Thanks a lot for your reply. Great stuff …

Just to check with you … and the reason for asking is that I don’t know AirTable very well as of now :slightly_smiling_face:

So there is no way to tell a field inside Airtable to stop updating / freeze its content and keep its current value … based on the input from another field … example a returned field for a rental that has been checked

I can see that you suggestion will work, but I can also see that it will trigger a lot of work, as a typical rental facility will have a lot of items … (large and small)

Kind regards Nils

Kind regards

Correct. Airtable fields are either always dynamic—creating their content based on other fields, formulas, etc—or always manual/static. They can’t change type or freeze based on certain criteria.

Maybe, but how many of those items will be changing price all at once, or be affected by a sale? If it’s a lot, then doing the upkeep might be taxing, though there still might be some ways to bulk-process things with the right setup.

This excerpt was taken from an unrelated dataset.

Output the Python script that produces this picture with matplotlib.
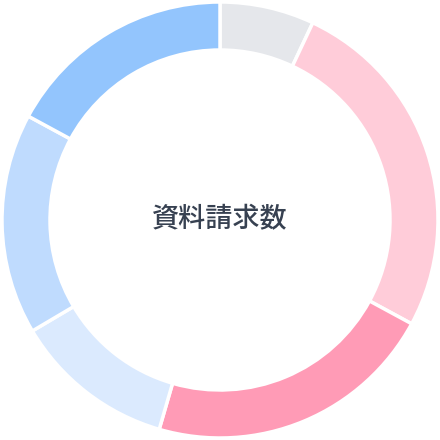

As far as the freezing thing goes, that might be doable by integrating some external tools. Instead of working directly within Airtable for setting up rentals, you would work through a separate interface built in something like Jotform, which can pull Airtable data, then feed data back into Airtable via Zapier (using the On2Air: Forms and On2Air: Actions products by @openside). With that, the rate for a given item would be read into the form, then saved into the reservation record as a static value, not as one driven by a lookup or formula. When the rate changes, it only would affect the price of future reservations, as all rate data for past reservations is still static data.